Well, I admit that England has changed in my lifetime, and in my own experience. I recall that in 1976, on a visit to Oxford, we made a very mild American-Mexican dinner for my sister's neighbors. The ingredients other than meat, onions, and canned tomatoes had come with us on the train from London -- I mean, we understood that corn chips, canned tortillas, and red beans were unavailable in the whole of England except at one or 2 specialty shops in the Megalopolis. No fresh medium-hot or hot peppers appeared at any British markets, even in London. (I didn't have time to experiment with Asian markets and peppers of potentially toxic levels of heat.)
During that long stay in Europe, on the chance that I would have to produce exotic fare for Europeans, I always kept a container of chili powder in my toiletries case. It came in handy for this event. What I cooked was not at all highly spiced, but one neighbor chose to eat dinner before she left home. She very politely explained that she only wanted to see the food, but not to taste it. I had made the same meal for some Parisians earlier that year, and was received with greater curiosity.
Yes, the world is flatter than ever. But I suspect that a spiritual relative of that neighbor is writing for the Guardian.
Note: The International Herald Trib had a totally business view of the new store, writing:
Analysts said the new London store would appeal to the rarefied breed of shoppers who currently buy organic produce at health-food stores, prepared products at a specialty store like Marks & Spencer, and paper goods and pantry staples at the local supermarket.
Mainstream shoppers are another matter, especially in traffic-choked London, where location and loyalty rule: Many shoppers rarely venture beyond the store nearest to their home, even when the experience is less than ideal. And Whole Foods in London will not offer parking, an amenity that Londoners say could make or break success.
Saturday, June 09, 2007
- THE ZEN OF FISH: The Story of Sushi, From Samurai to Supermarket by Trevor Corson and
- THE SUSHI ECONOMY: Globalization and the Making of a Modern Delicacy by Sasha Issenberg.
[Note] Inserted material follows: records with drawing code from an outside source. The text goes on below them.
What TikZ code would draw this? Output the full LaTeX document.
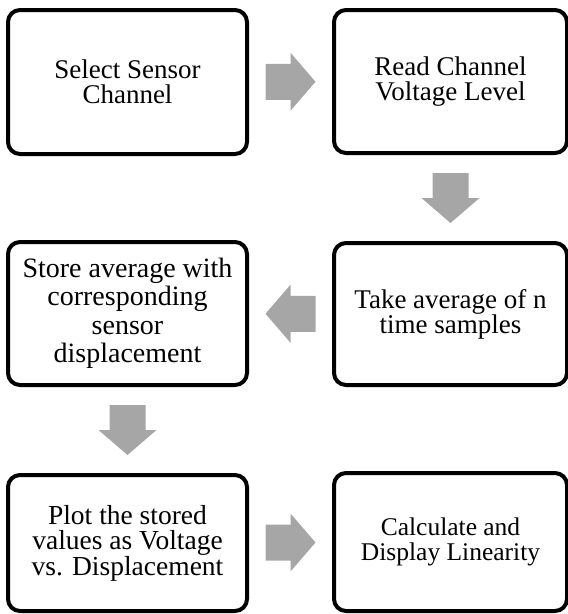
\documentclass[tikz,border=0pt]{standalone}
\usepackage{fontspec}
\setmainfont{Liberation Serif}
\usetikzlibrary{calc}
\definecolor{arrowgray}{RGB}{166,166,166}
\tikzset{
  x=1pt, y=-1pt,
  stepbox/.style={draw=black, line width=4pt, rounded corners=12pt, fill=white,
    minimum width=239pt, align=center, inner sep=0pt,
    font=\fontsize{27}{25}\selectfont},
  arrowfill/.style={fill=arrowgray},
}
\newcommand{\blockarrow}[2]{%
  \fill[arrowfill, shift={(#1)}, rotate=#2, x=1pt, y=1pt]
    (-25,-18) -- (0,-18) -- (0,-29) -- (25,0) -- (0,29) -- (0,18) -- (-25,18) -- cycle;}
\begin{document}
\begin{tikzpicture}
\useasboundingbox (0,0) rectangle (568,614);
\node[stepbox, minimum height=144pt] (b1) at (127.5,82) {Select Sensor\\Channel};
\node[stepbox, minimum width=233pt, minimum height=143pt] (b2) at (450.5,81.5) {Read Channel\\Voltage Level};
\node[stepbox, minimum height=143pt, font=\fontsize{28}{28.5}\selectfont] (b3) at (127.5,313.5) {Store average with\\corresponding\\sensor\\displacement};
\node[stepbox, minimum width=233pt, minimum height=142pt] (b4) at (450.5,314) {Take average of n\\time samples};
\node[stepbox, minimum height=136pt, font=\fontsize{27.5}{25}\selectfont] (b5) at (127.5,543) {Plot the stored\\values as Voltage\\vs. Displacement};
\node[stepbox, minimum width=233pt, minimum height=138pt, font=\fontsize{25.5}{25}\selectfont] (b6) at (450.5,542) {Calculate and\\Display Linearity};
\coordinate (m1) at ($(b1.east)!0.5!(b2.west)$);
\coordinate (m2) at ($(b2.south)!0.5!(b4.north)$);
\coordinate (m3) at ($(b4.west)!0.5!(b3.east)$);
\coordinate (m4) at ($(b3.south)!0.5!(b5.north)$);
\coordinate (m5) at ($(b5.east)!0.5!(b6.west)$);
\blockarrow{m1}{0}
\blockarrow{m2}{-90}
\blockarrow{m3}{180}
\blockarrow{m4}{-90}
\blockarrow{m5}{0}
\end{tikzpicture}
\end{document}
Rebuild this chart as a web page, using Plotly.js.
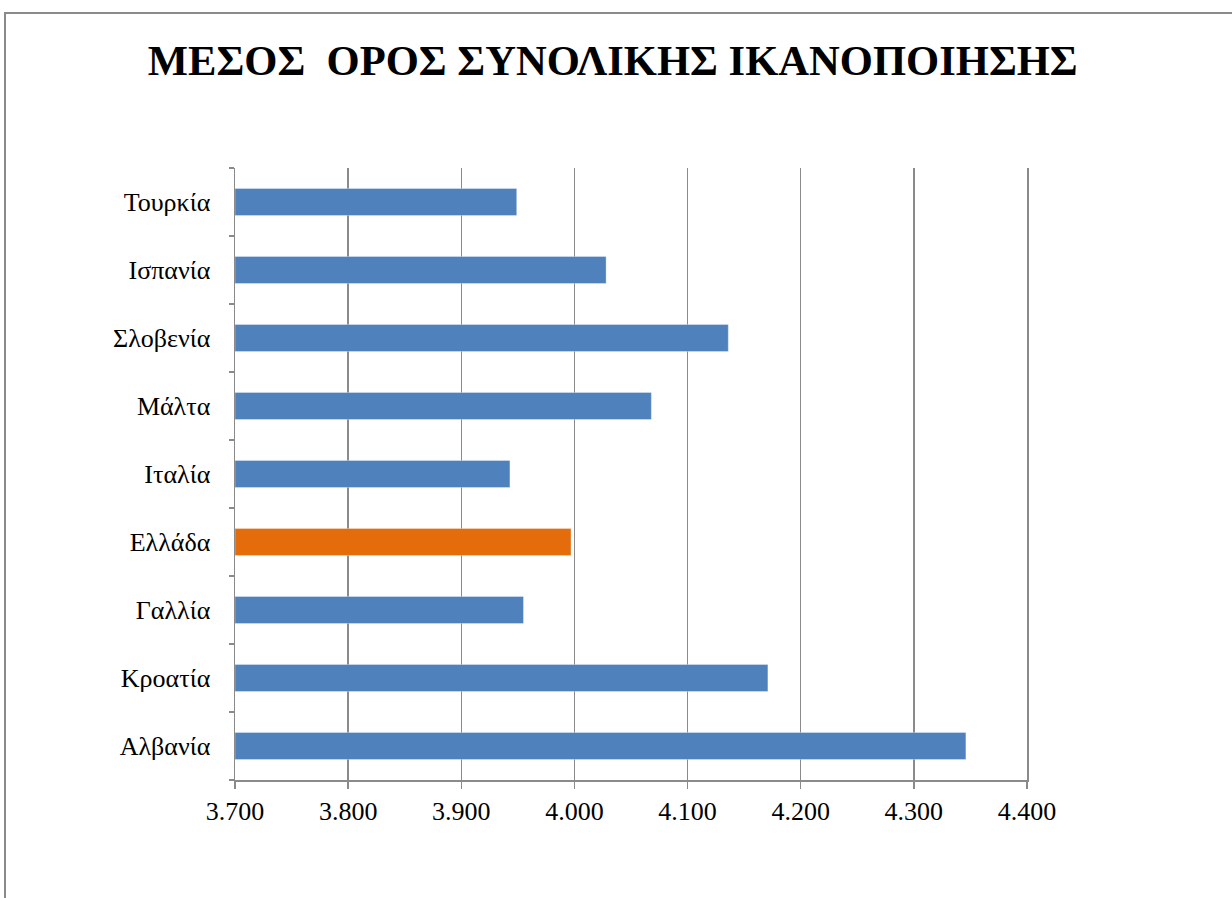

The first is by the author of The Secret Life of Lobsters, a favorite read of mine. The author has a website for the book, www.ZenOfFish.com And the book sounds as good as his first one. The second book also sounds like a winner. I just bought three new books so it will be a few weeks before I get to buy and read these. Meanwhile, I'll keep eating California rolls whose history is evidently covered in interesting details.
Thursday, June 07, 2007
At the 1999 international workshop on molecular and physical gastronomy, in the mist-shrouded mountain town of Erice, Sicily, the physicists Ugo and Beatrice Palma brought along oil freshly pressed from their own trees. Dr. Beauchamp tasted the oil and felt his throat burn, as did I and all the other attendees. But he was the only one who immediately thought of ibuprofen.
Then McGee reports on some research about what causes people to cough, and how the chemical responsible may prove incredibly valuable. Here are the amazing results:
“The moment I felt that burn from Ugo and Beatrice’s oil, I saw the whole picture in my head....There’s a natural analogue of ibuprofen in olive oil, and it could have anti-inflammatory properties, too.”
He, Dr. Breslin and several collaborators confirmed that the pungent substance in olive oil is a phenolic chemical, which they named oleocanthal. And they showed that oleocanthal is even more effective than ibuprofen at inhibiting enzymes in the body that create inflammation. “It took five years of spare-time unfunded research to prove it, but that was some of the best fun I’ve had doing science,” he said.
In their 2005 report to the journal Nature, the team noted that anti-inflammatory drugs like aspirin and ibuprofen appear to have long-term health benefits, including reduction in the risk of some forms of heart disease and cancer. They suggested that the oleocanthal in pungent olive oils might be one of the things that make traditional Mediterranean diets so healthful.